After joining TPLF as a rebel fighter he rose to the high rank of the party and become a commander of the TPLF force in a short time. His prominence in the TPLF has led the Derg authorities to take revenge against his family. Among others, his elder brother was taken out from Atse Yohannes High School in Mekelle, where he was a physics teacher, and shot dead in front of his students.

===After 1991 ===
====Minister of Defense (1991-1995)====
After the defeat of the Derg and the end of Ethiopian Civil War in 1991, Siye served as the Ethiopian Minister of Defense. In his capacity as Minister of Defense and Legislator he negotiated with all other armed rebel groups to their cessation of armed struggle and joining of the Transitional Government. Besides restructuring the Ministry of Defense into a nimble and
effective institution and laying the foundations for a new national defense force, Seeye oversaw the implementation of a DDR program affecting over half a million ex-servicemen and ex-combatants. He also had a key role during the 1998-2000 Ethio-Eritrean War both in reversing the Aggression of the other side and in the design of the conditions for the deployment UN Peace Keeping Forces.
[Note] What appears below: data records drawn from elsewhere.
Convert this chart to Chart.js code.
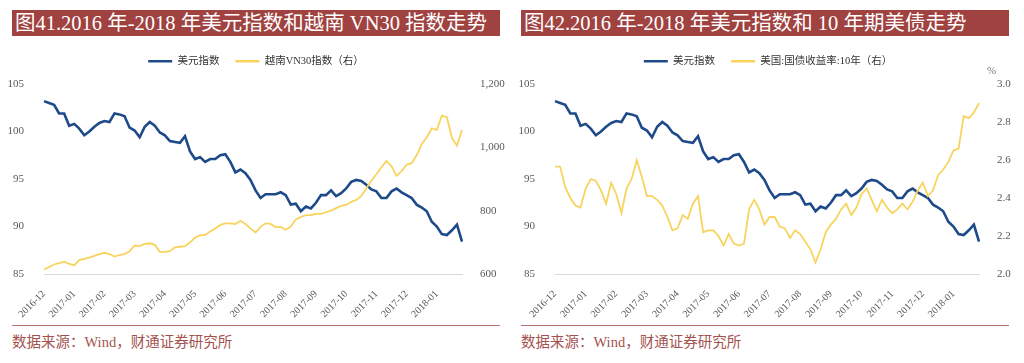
<!DOCTYPE html>
<html><head><meta charset="utf-8">
<script src="https://cdn.jsdelivr.net/npm/chart.js@4.4.1/dist/chart.umd.min.js"></script>
<style>
html,body{margin:0;padding:0;background:#fff;width:1024px;height:363px;overflow:hidden;}
.title{position:absolute;top:10px;height:26px;background:#A0423F;color:#fff;font-family:"Liberation Serif","Noto Sans CJK SC",serif;font-size:20.5px;line-height:27px;padding-left:3px;white-space:nowrap;box-sizing:border-box;overflow:hidden;}
.chartbox{position:absolute;top:40px;height:282px;width:512px;}
.rule{position:absolute;top:325px;height:0;border-top:1.5px solid #B5716D;}
.source{position:absolute;top:333px;font-family:"Liberation Serif","Noto Sans CJK SC",serif;font-size:14.5px;color:#A4524F;white-space:nowrap;line-height:18px}
.unit{position:absolute;left:987px;top:64px;font-family:"Liberation Serif",serif;font-size:11px;color:#777;}
</style></head>
<body>
<div class="title" style="left:12px;width:488px;">图41.2016 年-2018 年美元指数和越南 VN30 指数走势</div>
<div class="title" style="left:521px;width:488px;">图42.2016 年-2018 年美元指数和 10 年期美债走势</div>
<div class="chartbox" style="left:0px;"><canvas id="c1" width="512" height="282"></canvas></div>
<div class="chartbox" style="left:512px;"><canvas id="c2" width="512" height="282"></canvas></div>
<div class="unit">%</div>
<div class="rule" style="left:12px;width:488px;"></div>
<div class="rule" style="left:521px;width:488px;"></div>
<div class="source" style="left:12px;">数据来源：Wind，财通证券研究所</div>
<div class="source" style="left:521px;">数据来源：Wind，财通证券研究所</div>
<script>
const months = ['2016-12','2017-01','2017-02','2017-03','2017-04','2017-05','2017-06','2017-07','2017-08','2017-09','2017-10','2017-11','2017-12','2018-01'];
const perMonth = 6;
const categories = months.flatMap(m => Array.from({length: perMonth}, (_, k) => m + '/' + (k + 1)));

const dxy = [
103.2, 103.0, 102.8, 101.9, 101.9, 100.6, 100.8, 100.3, 99.6, 100.0,
100.5, 100.9, 101.1, 101.0, 101.9, 101.8, 101.6, 100.4, 100.1, 99.4,
100.5, 101.0, 100.6, 99.9, 99.6, 99.0, 98.9, 98.8, 99.5, 97.9,
97.1, 97.3, 96.8, 97.1, 97.1, 97.5, 97.6, 96.8, 95.7, 96.0,
95.6, 94.9, 93.8, 93.0, 93.4, 93.4, 93.4, 93.6, 93.3, 92.3,
92.4, 91.6, 92.1, 91.9, 92.5, 93.3, 93.3, 93.8, 93.2, 93.5,
94.0, 94.7, 94.9, 94.8, 94.4, 93.9, 93.7, 93.0, 93.0, 93.7,
94.0, 93.6, 93.3, 93.0, 92.3, 92.0, 91.6, 90.5, 90.0, 89.2,
89.1, 89.6, 90.2, 88.4
];
const vn30 = [
614, 622, 630, 634, 639, 632, 628, 644, 648, 652,
657, 663, 667, 663, 655, 660, 663, 672, 690, 688,
695, 697, 692, 670, 670, 672, 684, 686, 688, 700,
715, 723, 723, 734, 744, 755, 760, 760, 758, 768,
758, 744, 731, 749, 760, 758, 748, 749, 740, 750,
772, 780, 786, 786, 790, 790, 795, 800, 808, 815,
818, 828, 834, 846, 870, 895, 915, 937, 957, 940,
910, 925, 945, 950, 975, 1010, 1032, 1060, 1055, 1100,
1095, 1030, 1005, 1055
];
const us10y = [
2.565, 2.565, 2.458, 2.40, 2.36, 2.35, 2.45, 2.50, 2.49, 2.44,
2.37, 2.48, 2.42, 2.32, 2.45, 2.50, 2.60, 2.51, 2.41, 2.41,
2.39, 2.36, 2.30, 2.23, 2.24, 2.31, 2.29, 2.37, 2.41, 2.22,
2.23, 2.23, 2.20, 2.15, 2.21, 2.16, 2.15, 2.16, 2.34, 2.39,
2.34, 2.26, 2.30, 2.30, 2.25, 2.24, 2.19, 2.23, 2.21, 2.17,
2.13, 2.06, 2.13, 2.22, 2.26, 2.29, 2.34, 2.37, 2.31, 2.35,
2.42, 2.45, 2.39, 2.33, 2.39, 2.35, 2.32, 2.34, 2.37, 2.34,
2.38, 2.44, 2.48, 2.41, 2.44, 2.52, 2.55, 2.59, 2.65, 2.66,
2.83, 2.82, 2.85, 2.90
];
const leftTicks = [85, 90, 95, 100, 105];

const NAVY = '#1E4A8A';
const YELLOW = '#F8D45E';
const TICK = '#595959';
const SERIF = '"Liberation Serif", "Noto Sans CJK SC", serif';

const legendHeight = {
  id: 'legendHeight',
  beforeInit(chart) {
    const lg = chart.legend;
    const orig = lg.fit;
    lg.fit = function () { orig.call(this); this.height = 44; };
  }
};

function makeChart(id, rightLabel, rightData, rightScale, leftW, rightW) {
  return new Chart(document.getElementById(id), {
    type: 'line',
    data: {
      labels: categories,
      datasets: [
        {label: '美元指数', data: dxy, yAxisID: 'y', borderColor: NAVY, backgroundColor: NAVY,
         borderWidth: 2.6, pointRadius: 0, tension: 0, order: 1},
        {label: rightLabel, data: rightData, yAxisID: 'y1', borderColor: YELLOW, backgroundColor: YELLOW,
         borderWidth: 1.8, pointRadius: 0, tension: 0, order: 0}
      ]
    },
    options: {
      responsive: false, animation: false, devicePixelRatio: 1,
      layout: {padding: 0},
      plugins: {
        tooltip: {enabled: false},
        legend: {
          position: 'top', align: 'center',
          labels: {
            boxWidth: 24, boxHeight: 2.5, padding: 16, color: '#333',
            font: {family: SERIF, size: 10.5},
            sort: (a, b) => a.datasetIndex - b.datasetIndex,
            generateLabels: (chart) => Chart.defaults.plugins.legend.labels.generateLabels(chart)
              .map(l => Object.assign(l, {lineWidth: 0}))
          }
        }
      },
      scales: {
        x: {
          type: 'category', offset: false,
          grid: {display: false},
          border: {display: true, color: '#D9D9D9', width: 1},
          ticks: {
            autoSkip: false, minRotation: 45, maxRotation: 45, padding: 6,
            color: TICK, font: {family: SERIF, size: 10},
            callback: function (v) { return v % perMonth === 0 ? months[v / perMonth] : null; }
          },
          afterFit: s => { s.height = 48; }
        },
        y: {
          position: 'left', min: 85, max: 105,
          afterBuildTicks: s => { s.ticks = leftTicks.map(v => ({value: v})); },
          grid: {display: false}, border: {display: false},
          ticks: {padding: 12, color: TICK, font: {family: SERIF, size: 11}},
          afterFit: s => { s.width = leftW; }
        },
        y1: Object.assign({
          position: 'right',
          grid: {display: false}, border: {display: false},
          afterFit: s => { s.width = rightW; }
        }, rightScale)
      }
    },
    plugins: [legendHeight]
  });
}

const vnTicks = [600, 800, 1000, 1200];
const ustTicks = [2.0, 2.2, 2.4, 2.6, 2.8, 3.0];

makeChart('c1', '越南VN30指数（右）', vn30, {
  min: 600, max: 1200,
  afterBuildTicks: s => { s.ticks = vnTicks.map(v => ({value: v})); },
  ticks: {padding: 10, color: TICK, font: {family: SERIF, size: 11},
          callback: v => v.toLocaleString('en-US')}
}, 44, 50);

makeChart('c2', '美国:国债收益率:10年（右）', us10y, {
  min: 2.0, max: 3.0,
  afterBuildTicks: s => { s.ticks = ustTicks.map(v => ({value: v})); },
  ticks: {padding: 10, color: TICK, font: {family: SERIF, size: 11},
          callback: v => v.toFixed(1)}
}, 43, 45);
</script>
</body></html>
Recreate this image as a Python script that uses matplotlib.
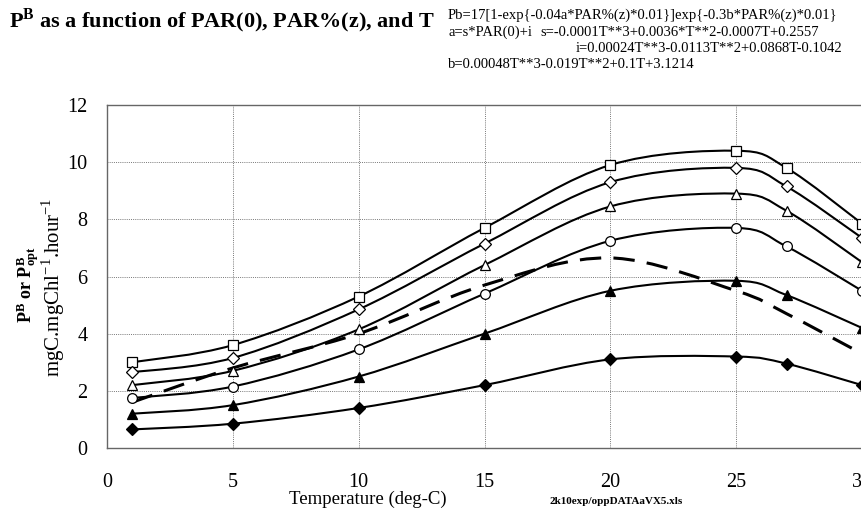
import numpy as np
import matplotlib.pyplot as plt
from matplotlib.path import Path
from matplotlib.patches import PathPatch

plt.rcParams['font.family'] = ['Liberation Serif', 'DejaVu Serif']
plt.rcParams['mathtext.fontset'] = 'custom'
plt.rcParams['mathtext.rm'] = 'Liberation Serif'
plt.rcParams['mathtext.bf'] = 'Liberation Serif:bold'

temps = [1, 5, 10, 15, 20, 25, 27, 30]

pb_square = [3.0, 3.6, 5.3, 7.7, 9.9, 10.4, 9.8, 7.85]
pb_odiamond = [2.65, 3.15, 4.85, 7.15, 9.3, 9.8, 9.15, 7.35]
pb_otriangle = [2.2, 2.7, 4.15, 6.4, 8.45, 8.9, 8.3, 6.5]
pb_circle = [1.75, 2.15, 3.45, 5.4, 7.25, 7.7, 7.05, 5.5]
pb_ftriangle = [1.2, 1.5, 2.5, 4.0, 5.5, 5.85, 5.35, 4.2]
pb_fdiamond = [0.65, 0.85, 1.4, 2.2, 3.1, 3.2, 2.95, 2.2]
pb_opt = [1.6, 2.8, 4.0, 5.7, 6.65, 5.5, 4.7, 3.3]


def smooth_path(x, y):
    # Catmull-Rom style bezier, the way spreadsheet "smoothed lines" look
    pts = np.column_stack([x, y]).astype(float)
    ext = np.vstack([pts[0], pts, pts[-1]])
    verts = [pts[0]]
    codes = [Path.MOVETO]
    for i in range(1, len(ext) - 2):
        p0, p1, p2, p3 = ext[i - 1], ext[i], ext[i + 1], ext[i + 2]
        verts += [p1 + (p2 - p0) / 6.0, p2 - (p3 - p1) / 6.0, p2]
        codes += [Path.CURVE4] * 3
    return Path(verts, codes)


fig = plt.figure(figsize=(8.61, 5.14), dpi=100)
ax = fig.add_axes([107 / 861, 66 / 514, 755 / 861, 343 / 514])

series = [
    (pb_square, dict(marker='s', ms=7, mfc='white')),
    (pb_odiamond, dict(marker='D', ms=6, mfc='white')),
    (pb_otriangle, dict(marker='^', ms=7.5, mfc='white')),
    (pb_circle, dict(marker='o', ms=7, mfc='white')),
    (pb_ftriangle, dict(marker='^', ms=7.5, mfc='black')),
    (pb_fdiamond, dict(marker='D', ms=6, mfc='black')),
]

for vals, style in series:
    ax.add_patch(PathPatch(smooth_path(temps, vals), fc='none', ec='black',
                           lw=1.5, zorder=3))
    ax.plot(temps, vals, ls='none', mec='black', mew=0.9, zorder=4, **style)

ax.add_patch(PathPatch(smooth_path(temps, pb_opt), fc='none', ec='black',
                       lw=2.2, ls=(0, (7, 4)), zorder=3))

ax.set_xlim(0, 30)
ax.set_ylim(0, 12)
ax.set_xticks(range(0, 31, 5))
ax.set_yticks(range(0, 13, 2))
ax.tick_params(length=0, labelsize=14.5)
ax.tick_params(axis='x', pad=18)
ax.tick_params(axis='y', pad=14)
ax.grid(True, color='#777777', lw=0.7, ls=(0, (1, 1.2)))
ax.set_axisbelow(True)
for sp in ax.spines.values():
    sp.set_color('#666666')
    sp.set_linewidth(1.0)

fig.text(368 / 861, 1 - 499 / 514, 'Temperature (deg-C)', ha='center',
         va='center', fontsize=13.5)
fig.text(616 / 861, 1 - 501 / 514, '2k10exp/oppDATAaVX5.xls', ha='center',
         va='center', fontsize=8, fontweight='bold')

fig.text(28 / 861, 1 - 285 / 514, r'$\mathbf{P^B}$ or $\mathbf{P^B_{opt}}$',
         rotation=90, ha='center', va='center', fontsize=13,
         fontweight='bold')
fig.text(53 / 861, 1 - 287 / 514, r'mgC.mgChl$^{-1}$.hour$^{-1}$',
         rotation=90, ha='center', va='center', fontsize=15)

fig.text(9 / 861, 1 - 21 / 514, r'P$^{\mathbf{B}}$ as a function of PAR(0), PAR%(z), and T',
         ha='left', va='center', fontsize=16, fontweight='bold')

eq_lines = [
    (448, 15, 'Pb=17[1-exp{-0.04a*PAR%(z)*0.01}]exp{-0.3b*PAR%(z)*0.01}'),
    (448, 32, 'a=s*PAR(0)+i'),
    (540, 32, 's=-0.0001T**3+0.0036*T**2-0.0007T+0.2557'),
    (576, 48, 'i=0.00024T**3-0.0113T**2+0.0868T-0.1042'),
    (448, 64, 'b=0.00048T**3-0.019T**2+0.1T+3.1214'),
]
for x, y, s in eq_lines:
    fig.text(x / 861, 1 - y / 514, s, ha='left', va='center', fontsize=10.5)

fig.savefig('out.png', dpi=100)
====CEO of Endowment Fund for the Rehabilitation of Tigray (1995-2002)====
Siye was Chairman of the Board and Chief Executive Officer of the Endowment Fund for the Rehabilitation of Tigray from its founding in 1995 until 2000. He had also played significant role in the introduction of the economic rehabilitation and restructuring policies following the
end of the war in the early nineties. As part of the restructuring process he served as board chairman of both Ethiopian Airlines and Ethiopian Telecommunications and led their establishment as autonomous corporate entities. He also was involved in the running of a big Endowment Fund which was involved in diverse development activities.

==Controversy and imprisonment ==
Siye was arrested in July 2002, accused by the Federal Ethics and Anticorruption Commission of abuse of office by aiding his associates to unfairly obtain bank loans and buying state properties. He was afterwards charged with two specific acts: that he had pressured the state-owned Commercial Bank of Ethiopia to provide loans to his brother, Mihretab Abraha; and that he helped Mihretab obtain a 19% discount for 15 trucks he purchased from AMCE, a truck-assembly plant in which the Ethiopian government owned a 30% stake. In a hearing, the Federal judge, Birtukan Mideksa, set Siye free for lack of evidence, however he was subsequently arrested by the government the moment he left the building and imprisoned for six years.

On June 11, 2007, the Federal Supreme Court of Ethiopia dismissed the charge that he had pressured the bank to give his brother loans, while convicting him on the charge that he helped his brother Mihretab get discounts on seven of the 15 trucks. At the same session, Mihretab was sentenced to five years imprisonment and a 1,000 Birr fine, along with a number of their friends and relatives who heard their sentences at the same time. However, because most of them had been imprisoned they were released.

==After release==
In July 2008, Siye became a founding member of the Forum for Democratic Dialogue (FDD), a new coalition of opposition parties and activists. Since then he, along with ex-President Negasso Gidada, another former member of the EPRDF, have announced that they have joined the Unity for Democracy and Justice Party, a coalition of which the FDD is a member. However, in late 2010 Unity for Democracy and Justice Party was dissolved due to government pressure and imprisonment of top officials of the party.

From 2011 to 2012, Siye Abraha was a fellow in the Mason Program at Harvard Kennedy School (USA). He graduated in mid 2012 and joined United Nations Development Programme.

==United Nations Development Programme==
In 2013, Siye was appointed as Security Sector Reform Advisor by UNDP. He has been working as Security Sector Reform Advisor in Liberia.